A week and two days after Annie Le GRD ’13 was reported missing, a suspect in her murder was arrested and charged. All the University and law enforcement officials involved in the investigation deserve the gratitude and praise of the Yale community for their tireless work.

We can be reassured by the speed with which officials have moved to find Le’s murderer. After the pain of her death, the community could have suffered again: Had the investigation appeared to start poorly, we would have feared more deeply and pointed fingers more widely. We would have been reminded of past tragedy. But as events have developed, we can feel mostly safe around campus, confident in and proud of those who are tasked to protect us.

Nevertheless, we are left with the loss of Annie Le.

None of us at the News knew Le while she lived. We have learned about her only after her death, through the testimony of those who knew her. We have come to know the final hours of her life in painful detail. And through the memories of those whose lives she touched, we have come, beautifully, to learn about her life.

Le was one of us. She was a scholar, a student, a friend and family. We can see ourselves in her.
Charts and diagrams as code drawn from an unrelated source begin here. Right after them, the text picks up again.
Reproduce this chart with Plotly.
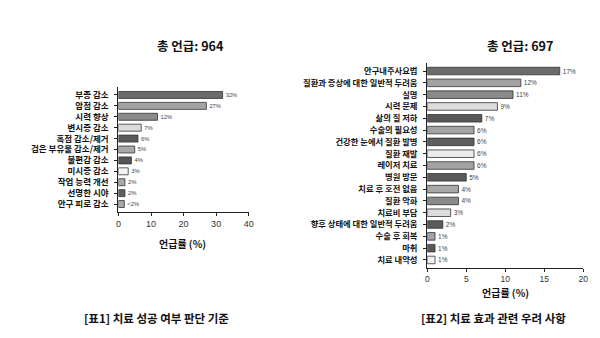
import plotly.graph_objects as go

# ---- data ----
left_categories = ["부종 감소", "암점 감소", "시력 향상", "변시증 감소", "흑점 감소/제거",
                   "검은 부유물 감소/제거", "불편감 감소", "미시증 감소", "작업 능력 개선",
                   "선명한 시야", "안구 피로 감소"]
left_values = [32, 27, 12, 7, 6, 5, 4, 3, 2, 2, 1.8]
left_labels = ["32%", "27%", "12%", "7%", "6%", "5%", "4%", "3%", "2%", "2%", "<2%"]

right_categories = ["안구내주사요법", "질환과 증상에 대한 일반적 두려움", "실명", "시력 문제",
                    "삶의 질 저하", "수술의 필요성", "건강한 눈에서 질환 발병", "질환 재발",
                    "레이저 치료", "병원 방문", "치료 후 호전 없음", "질환 악화", "치료비 부담",
                    "향후 상태에 대한 일반적 두려움", "수술 후 회복", "마취", "치료 내약성"]
right_values = [17, 12, 11, 9, 7, 6, 6, 6, 6, 5, 4, 4, 3, 2, 1, 1, 1]
right_labels = ["17%", "12%", "11%", "9%", "7%", "6%", "6%", "6%", "6%", "5%", "4%", "4%",
                "3%", "2%", "1%", "1%", "1%"]

left_colors = ["#6b6b6b", "#a3a3a3", "#8a8a8a", "#dcdcdc", "#5a5a5a", "#a8a8a8",
               "#555555", "#f4f4f4", "#a8a8a8", "#5e5e5e", "#a8a8a8"]
right_colors = ["#6b6b6b", "#a3a3a3", "#8a8a8a", "#dcdcdc", "#585858", "#a3a3a3",
                "#5e5e5e", "#ececec", "#a3a3a3", "#5a5a5a", "#a8a8a8", "#8a8a8a",
                "#dcdcdc", "#5a5a5a", "#a3a3a3", "#5a5a5a", "#f0f0f0"]

FONT = "Noto Sans CJK KR"
NUM = "Liberation Sans"
W, H = 600, 338

fig = go.Figure()

fig.add_trace(go.Bar(
    x=left_values, y=left_categories, orientation="h",
    marker=dict(color=left_colors, line=dict(color="#333333", width=0.8)),
    text=left_labels, textposition="outside", cliponaxis=False,
    textfont=dict(size=7.5, color="#444444", family=NUM),
    xaxis="x", yaxis="y", showlegend=False, hoverinfo="skip",
))
fig.add_trace(go.Bar(
    x=right_values, y=right_categories, orientation="h",
    marker=dict(color=right_colors, line=dict(color="#333333", width=0.8)),
    text=right_labels, textposition="outside", cliponaxis=False,
    textfont=dict(size=6.5, color="#444444", family=NUM),
    xaxis="x2", yaxis="y2", showlegend=False, hoverinfo="skip",
))

def px_x(p):
    return p / W

def px_y(p):
    return 1 - p / H

axis_common = dict(showgrid=False, zeroline=False, showline=True, linecolor="#222222",
                   linewidth=1.3, ticks="outside", ticklen=3, tickwidth=1.2,
                   tickcolor="#222222")

fig.update_layout(
    width=W, height=H, margin=dict(l=0, r=0, t=0, b=0),
    paper_bgcolor="white", plot_bgcolor="white",
    font=dict(family=FONT, color="#111111"),
    bargap=0.36,
    xaxis=dict(domain=[px_x(117), px_x(249)], range=[0, 40], tickvals=[0, 10, 20, 30, 40],
               anchor="y", tickfont=dict(size=9, color="#333333", family=NUM),
               **axis_common),
    yaxis=dict(domain=[px_y(212), px_y(87)], range=[10.73, -0.73], anchor="x",
               ticklabelstandoff=4,
               tickfont=dict(size=8.5, color="#111111", family=FONT, weight=700), **axis_common),
    xaxis2=dict(domain=[px_x(430), px_x(588)], range=[0, 20], tickvals=[0, 5, 10, 15, 20],
                anchor="y2", tickfont=dict(size=8.5, color="#333333", family=NUM),
                **axis_common),
    yaxis2=dict(domain=[px_y(268), px_y(63)], range=[16.68, -0.68], anchor="x2",
                ticklabelstandoff=4,
                tickfont=dict(size=8.3, color="#111111", family=FONT, weight=700), **axis_common),
)

def ann(text, x, y, size, bold=True):
    fig.add_annotation(text=f"<b>{text}</b>" if bold else text, x=px_x(x), y=px_y(y),
                       xref="paper", yref="paper", showarrow=False,
                       font=dict(size=size, family=FONT, color="#111111"),
                       xanchor="center", yanchor="middle")

ann("총 언급: 964", 190, 45, 12.5)
ann("총 언급: 697", 524, 45, 12.5)
ann("언급률 (%)", 182, 243, 10)
ann("언급률 (%)", 509, 292, 10)
ann("[표1] 치료 성공 여부 판단 기준", 156, 318, 11.5)
ann("[표2] 치료 효과 관련 우려 사항", 497, 318, 11.5)

fig.write_html("out.html")
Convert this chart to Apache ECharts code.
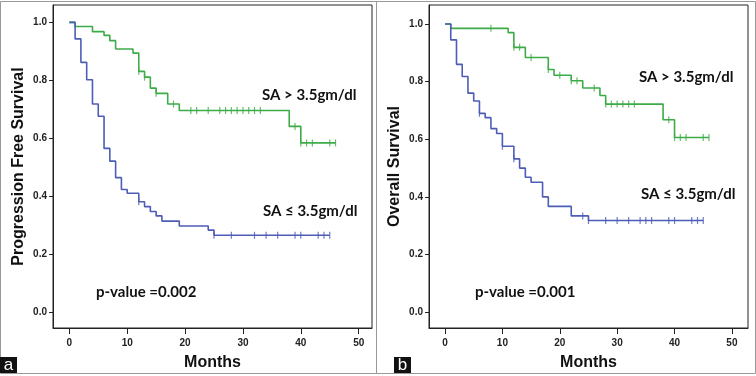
<!DOCTYPE html>
<html>
<head>
<meta charset="utf-8">
<script src="https://cdn.jsdelivr.net/npm/echarts@6/dist/echarts.min.js"></script>
<style>
  html, body { margin: 0; padding: 0; background: #fff; }
  #chart { width: 756px; height: 376px; }
</style>
</head>
<body>
<div id="chart"></div>
<script>
// 月份刻度
const monthTicks = [0, 10, 20, 30, 40, 50]
const survTicks = [0, 0.2, 0.4, 0.6, 0.8, 1.0]

// a: 无进展生存 SA > 3.5
const pfsHighTime = [0, 1, 4, 6, 7, 8, 11, 12, 13, 14, 15, 17, 19, 38, 40, 46]
const pfsHighSurv = [1.0, 0.986, 0.968, 0.955, 0.937, 0.908, 0.894, 0.831, 0.811, 0.773, 0.755, 0.718, 0.696, 0.641, 0.584, 0.584]
const pfsHighCensor = [12, 13, 15, 18, 21, 22, 24, 26, 27, 28, 29, 30, 31, 32, 33, 39, 40, 41, 42, 45, 46]
// a: SA <= 3.5
const pfsLowTime = [0, 1, 2, 3, 4, 5, 6, 7, 8, 9, 10, 12, 13, 14, 15, 16, 19, 24, 25, 45]
const pfsLowSurv = [1.0, 0.943, 0.862, 0.802, 0.718, 0.676, 0.565, 0.521, 0.464, 0.423, 0.41, 0.381, 0.364, 0.347, 0.332, 0.314, 0.297, 0.283, 0.265, 0.265]
const pfsLowCensor = [12, 25, 28, 32, 34, 36, 39, 40, 43, 44, 45]

// b: 总生存 SA > 3.5
const osHighTime = [0, 1, 11, 12, 14, 18, 19, 22, 24, 27, 28, 38, 40, 46]
const osHighSurv = [1.0, 0.985, 0.97, 0.919, 0.884, 0.842, 0.822, 0.803, 0.778, 0.752, 0.722, 0.668, 0.606, 0.606]
const osHighCensor = [8, 12, 13, 15, 18, 20, 22, 23, 26, 28, 29, 30, 31, 32, 33, 39, 40, 41, 42, 45, 46]
// b: SA <= 3.5
const osLowTime = [0, 1, 2, 3, 4, 5, 6, 7, 8, 9, 10, 12, 13, 14, 15, 17, 18, 22, 25, 45]
const osLowSurv = [1.0, 0.945, 0.86, 0.818, 0.76, 0.733, 0.69, 0.675, 0.637, 0.62, 0.576, 0.532, 0.5, 0.468, 0.451, 0.4, 0.367, 0.334, 0.318, 0.318]
const osLowCensor = [6, 10, 12, 24, 25, 28, 30, 32, 34, 35, 36, 39, 40, 43, 44, 45]

const green = '#3dab47'
const blue = '#4d5db6'

// 把时间和生存率拼成坐标
function pairs(t, s) {
  return t.map((x, i) => [x, s[i]])
}
// 删失点取当时的生存率
function censorPts(t, s, c) {
  return c.map((x) => {
    let v = s[0]
    t.forEach((tt, i) => {
      if (tt <= x) v = s[i]
    })
    return [x, v]
  })
}

function curve(idx, t, s, color) {
  return {
    type: 'line',
    step: 'end',
    xAxisIndex: idx,
    yAxisIndex: idx,
    symbol: 'none',
    lineStyle: { color: color, width: 1.6 },
    data: pairs(t, s),
  }
}
function censor(idx, t, s, c, color) {
  return {
    type: 'scatter',
    xAxisIndex: idx,
    yAxisIndex: idx,
    symbol: 'rect',
    symbolSize: [1.2, 7],
    itemStyle: { color: color },
    data: censorPts(t, s, c),
  }
}

function xAxis(idx, min, max) {
  return {
    type: 'value',
    gridIndex: idx,
    min: min,
    max: max,
    name: 'Months',
    nameLocation: 'middle',
    nameGap: 27,
    nameTextStyle: { fontFamily: 'Liberation Sans', fontWeight: 'bold', fontSize: 16, color: '#111' },
    splitLine: { show: false },
    axisLine: { onZero: false, lineStyle: { color: '#222', width: 1 } },
    axisTick: { customValues: monthTicks, length: 6, lineStyle: { color: '#222' } },
    axisLabel: {
      customValues: monthTicks,
      margin: 10,
      fontFamily: 'Liberation Sans',
      fontWeight: 'bold',
      fontSize: 10,
      color: '#222',
    },
  }
}
function yAxis(idx, name, max) {
  return {
    type: 'value',
    gridIndex: idx,
    min: -0.055,
    max: max,
    name: name,
    nameLocation: 'middle',
    nameGap: 26,
    nameRotate: 90,
    nameTextStyle: { fontFamily: 'Liberation Sans', fontWeight: 'bold', fontSize: 16, color: '#111' },
    splitLine: { show: false },
    axisLine: { onZero: false, lineStyle: { color: '#222', width: 1 } },
    axisTick: { customValues: survTicks, length: 4, lineStyle: { color: '#222' } },
    axisLabel: {
      customValues: survTicks,
      margin: 6,
      fontFamily: 'Liberation Sans',
      fontWeight: 'bold',
      fontSize: 10,
      color: '#222',
      formatter: (v) => v.toFixed(1),
    },
  }
}

function note(x, y, text) {
  return {
    type: 'text',
    x: x,
    y: y,
    style: {
      text: text,
      fontFamily: 'Lato',
      fontWeight: 'bold',
      fontSize: 15,
      fill: '#111',
      textVerticalAlign: 'middle',
    },
  }
}
function tag(x, letter) {
  return {
    type: 'group',
    children: [
      { type: 'rect', shape: { x: x, y: 357, width: 17, height: 16 }, style: { fill: '#111' } },
      {
        type: 'text',
        x: x + 8.5,
        y: 365,
        style: {
          text: letter,
          fontFamily: 'Liberation Sans',
          fontSize: 17,
          fill: '#fff',
          textAlign: 'center',
          textVerticalAlign: 'middle',
        },
      },
    ],
  }
}

const option = {
  animation: false,
  grid: [
    { left: 53, top: 5, width: 319, height: 324, show: true, borderColor: '#222', borderWidth: 1 },
    { left: 429, top: 5, width: 319, height: 324, show: true, borderColor: '#222', borderWidth: 1 },
  ],
  xAxis: [xAxis(0, -2.82, 52.3), xAxis(1, -2.79, 52.8)],
  yAxis: [yAxis(0, 'Progression Free Survival', 1.06), yAxis(1, 'Overall Survival', 1.066)],
  series: [
    curve(0, pfsHighTime, pfsHighSurv, green),
    censor(0, pfsHighTime, pfsHighSurv, pfsHighCensor, green),
    curve(0, pfsLowTime, pfsLowSurv, blue),
    censor(0, pfsLowTime, pfsLowSurv, pfsLowCensor, blue),
    curve(1, osHighTime, osHighSurv, green),
    censor(1, osHighTime, osHighSurv, osHighCensor, green),
    curve(1, osLowTime, osLowSurv, blue),
    censor(1, osLowTime, osLowSurv, osLowCensor, blue),
  ],
  graphic: [
    { type: 'rect', shape: { x: 0.5, y: 1.5, width: 755, height: 372 }, style: { fill: 'none', stroke: '#999', lineWidth: 1 } },
    { type: 'line', shape: { x1: 376.5, y1: 1.5, x2: 376.5, y2: 373.5 }, style: { stroke: '#999', lineWidth: 1 } },
    note(262, 95, 'SA > 3.5gm/dl'),
    note(263, 211, 'SA ≤ 3.5gm/dl'),
    note(96, 292, 'p-value =0.002'),
    note(639, 77, 'SA > 3.5gm/dl'),
    note(641, 194, 'SA ≤ 3.5gm/dl'),
    note(475, 292, 'p-value =0.001'),
    tag(0, 'a'),
    tag(394, 'b'),
  ],
}
echarts.init(document.getElementById('chart')).setOption(option)
</script>
</body>
</html>
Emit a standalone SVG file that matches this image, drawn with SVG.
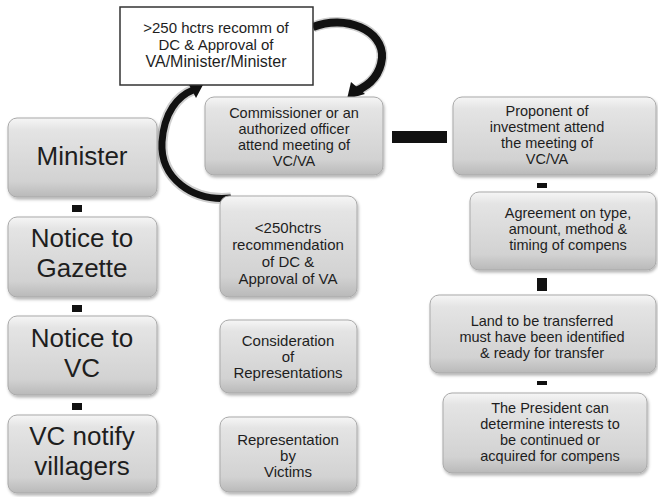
<svg xmlns="http://www.w3.org/2000/svg" width="658" height="497" viewBox="0 0 658 497">
  <style>
    .box { fill: url(#bevel); stroke: #a9a9a9; stroke-width: 1; filter: url(#shadow); }
    .plain { fill: #ffffff; stroke: #333333; stroke-width: 1.5; }
    .t { font-family: "Liberation Sans", Arial, sans-serif; fill: #1e1e1e; text-anchor: middle; }
    .big { font-size: 26px; }
    .sm { font-size: 15px; }
    .xs { font-size: 14.5px; }
    .link { fill: #111111; }
    .arc { fill: none; stroke: #111111; stroke-linecap: butt; }
    .halo { fill: none; stroke: #cfcfcf; stroke-linecap: butt; }
  </style>
  <defs>
    <linearGradient id="bevel" x1="0" y1="0" x2="0" y2="1">
      <stop offset="0" stop-color="#f6f6f6"/>
      <stop offset="0.15" stop-color="#e4e4e4"/>
      <stop offset="0.8" stop-color="#d2d2d2"/>
      <stop offset="1" stop-color="#b9b9b9"/>
    </linearGradient>
    <filter id="shadow" x="-10%" y="-10%" width="125%" height="130%">
      <feDropShadow dx="1" dy="2" stdDeviation="1.5" flood-color="#000000" flood-opacity="0.3"/>
    </filter>
  </defs>
  <rect width="658" height="497" fill="#ffffff"/>

  <!-- connectors -->
  <g id="connectors">
    <!-- left column links -->
    <rect class="link" x="72" y="205" width="10" height="7"/>
    <rect class="link" x="72" y="305" width="10" height="7"/>
    <rect class="link" x="72" y="403" width="10" height="7"/>
    <!-- commissioner to proponent -->
    <rect class="link" x="392" y="131" width="55" height="12"/>
    <!-- right column links -->
    <rect class="link" x="537" y="183" width="10" height="5"/>
    <rect class="link" x="537" y="278" width="10" height="13"/>
    <rect class="link" x="537" y="381" width="10" height="4"/>
    <!-- curved arrow: top box to commissioner -->
    <path class="halo" stroke-width="11" d="M313,27 C345,14 384,30 382,58 C380,76 368,86 356,91"/>
    <path class="arc" stroke-width="8" d="M313,27 C345,14 384,30 382,58 C380,76 368,86 356,91"/>
    <polygon class="link" points="347,99 351,82 365,94"/>
    <!-- curved arrow: small area box up to top box -->
    <path class="halo" stroke-width="11" d="M231,198 C192,202 160,178 162,142 C164,112 178,96 193,90"/>
    <path class="arc" stroke-width="7" d="M231,198 C192,202 160,178 162,142 C164,112 178,96 193,90"/>
    <polygon class="link" points="204,83 187,81 196,98"/>
  </g>

  <!-- top decision box -->
  <g id="node-large-area">
    <rect class="plain" x="120" y="7" width="193" height="78"/>
    <text class="t sm" x="216" y="33">&gt;250 hctrs recomm of</text>
    <text class="t sm" x="216" y="50">DC &amp; Approval of</text>
    <text class="t sm" x="216" y="67" style="font-size:16px">VA/Minister/Minister</text>
  </g>

  <!-- left column -->
  <g id="node-minister">
    <rect class="box" x="8" y="118" width="149" height="79" rx="9"/>
    <text class="t big" x="82" y="165">Minister</text>
  </g>
  <g id="node-gazette">
    <rect class="box" x="8" y="217" width="149" height="80" rx="9"/>
    <text class="t big" x="82" y="247">Notice to</text>
    <text class="t big" x="82" y="277">Gazette</text>
  </g>
  <g id="node-notice-vc">
    <rect class="box" x="8" y="316" width="149" height="79" rx="9"/>
    <text class="t big" x="82" y="347">Notice to</text>
    <text class="t big" x="82" y="377">VC</text>
  </g>
  <g id="node-vc-notify">
    <rect class="box" x="8" y="415" width="149" height="78" rx="9"/>
    <text class="t big" x="82" y="445">VC notify</text>
    <text class="t big" x="82" y="475">villagers</text>
  </g>

  <!-- middle column -->
  <g id="node-commissioner">
    <rect class="box" x="205" y="97" width="178" height="78" rx="9"/>
    <text class="t xs" x="294" y="118">Commissioner or an</text>
    <text class="t xs" x="294" y="134">authorized officer</text>
    <text class="t xs" x="294" y="150">attend meeting of</text>
    <text class="t xs" x="294" y="166">VC/VA</text>
  </g>
  <g id="node-small-area">
    <rect class="box" x="220" y="196" width="137" height="101" rx="9"/>
    <text class="t sm" x="288" y="233">&lt;250hctrs</text>
    <text class="t sm" x="288" y="250">recommendation</text>
    <text class="t sm" x="288" y="267">of DC &amp;</text>
    <text class="t sm" x="288" y="284">Approval of VA</text>
  </g>
  <g id="node-consideration">
    <rect class="box" x="220" y="320" width="137" height="73" rx="9"/>
    <text class="t sm" x="288" y="346">Consideration</text>
    <text class="t sm" x="288" y="362">of</text>
    <text class="t sm" x="288" y="378">Representations</text>
  </g>
  <g id="node-representation">
    <rect class="box" x="220" y="417" width="137" height="75" rx="9"/>
    <text class="t sm" x="288" y="445">Representation</text>
    <text class="t sm" x="288" y="461">by</text>
    <text class="t sm" x="288" y="477">Victims</text>
  </g>

  <!-- right column -->
  <g id="node-proponent">
    <rect class="box" x="453" y="97" width="203" height="78" rx="9"/>
    <text class="t xs" x="547" y="116">Proponent of</text>
    <text class="t xs" x="547" y="132">investment  attend</text>
    <text class="t xs" x="547" y="148">the meeting of</text>
    <text class="t xs" x="547" y="164">VC/VA</text>
  </g>
  <g id="node-agreement">
    <rect class="box" x="470" y="192" width="186" height="78" rx="9"/>
    <text class="t xs" x="568" y="218">Agreement on type,</text>
    <text class="t xs" x="568" y="234">amount, method &amp;</text>
    <text class="t xs" x="568" y="250">timing of compens</text>
  </g>
  <g id="node-land">
    <rect class="box" x="430" y="295" width="226" height="78" rx="9"/>
    <text class="t xs" x="542" y="326">Land to be transferred</text>
    <text class="t xs" x="542" y="342">must have been identified</text>
    <text class="t xs" x="542" y="358">&amp; ready for transfer</text>
  </g>
  <g id="node-president">
    <rect class="box" x="443" y="393" width="204" height="80" rx="9"/>
    <text class="t xs" x="550" y="413">The President  can</text>
    <text class="t xs" x="550" y="429">determine interests to</text>
    <text class="t xs" x="550" y="445">be continued  or</text>
    <text class="t xs" x="550" y="461">acquired for compens</text>
  </g>
</svg>
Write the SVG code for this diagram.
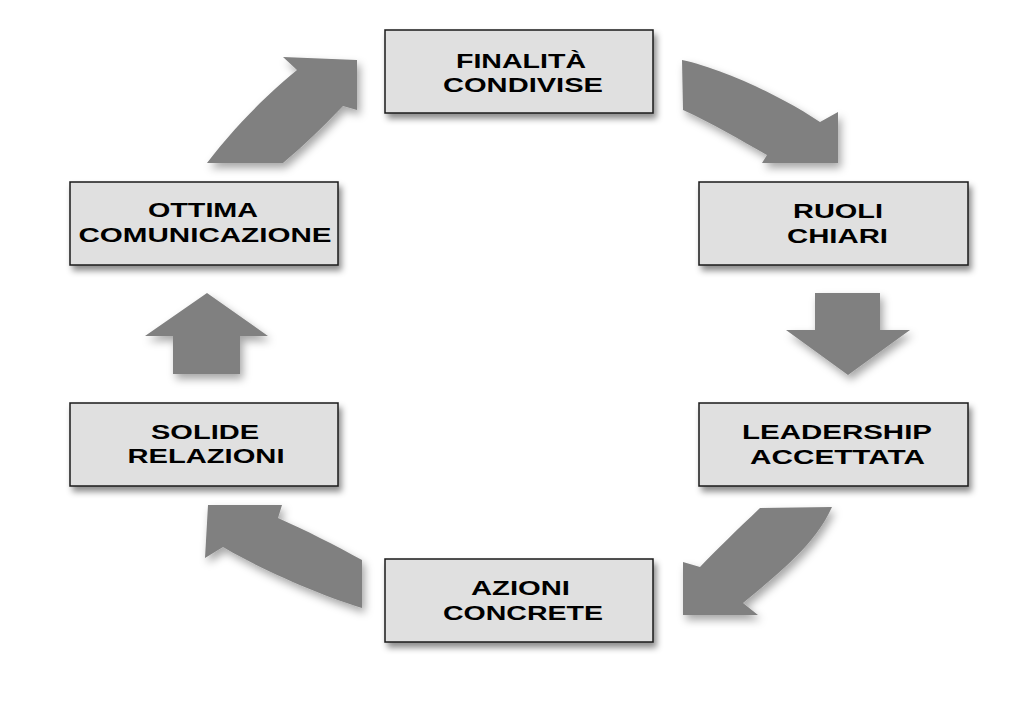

Like almost all of us, she came from somewhere else. She was first a daughter, and once upon a time the valedictorian of her high school, in El Dorado, Calif., her 1,500-person hometown in the Sierra Nevada foothills.

El Dorado, Le’s family, friends and fiance all mourn as we cannot for their pride and love.

But we can mourn, and we have. With mourning has come reflection, the inevitable aftermath of tragedy. We seek lessons from her murder.

But lessons we find scarce. The senselessness of Le’s death obscures meaning.

How can we — how should we — live our lives differently in light of this crime? How can we be aware without becoming paranoid?

To become more distrustful and fearful of those around us, our friends and acquaintances, would be to compound the tragedy of Le’s death. So far, it seems, we have largely avoided that fate.

We can dwell on evil. We can associate the halls and quads of our campus with danger. Or we can remember Annie Le, we can hold onto her loss and ours, without letting her death detract from our shared lives, instead using it as a reminder that each of us contributes to this community in a way that no other can.

After indescribable tragedy we have seen the best of our community — the best in us. We have seen leaders and officials live up to their titles; we have seen Yalies of all ages and positions live up to the highest callings of friendship and community.

What has the last week shown us about Yale? Certainly not that it is unsafe, unkind or uncaring. Instead we have seen that this place is deeply good. We are proud and grateful to call Yale home for as long as we are fortunate enough to be here.

And we are even more honored to call Annie Le a classmate. We will remember she who wrote, below a yearbook picture now buried in the past: “I shall assert that until I assume the place in society which mere whim assigns me, humanity must advance but feebly.”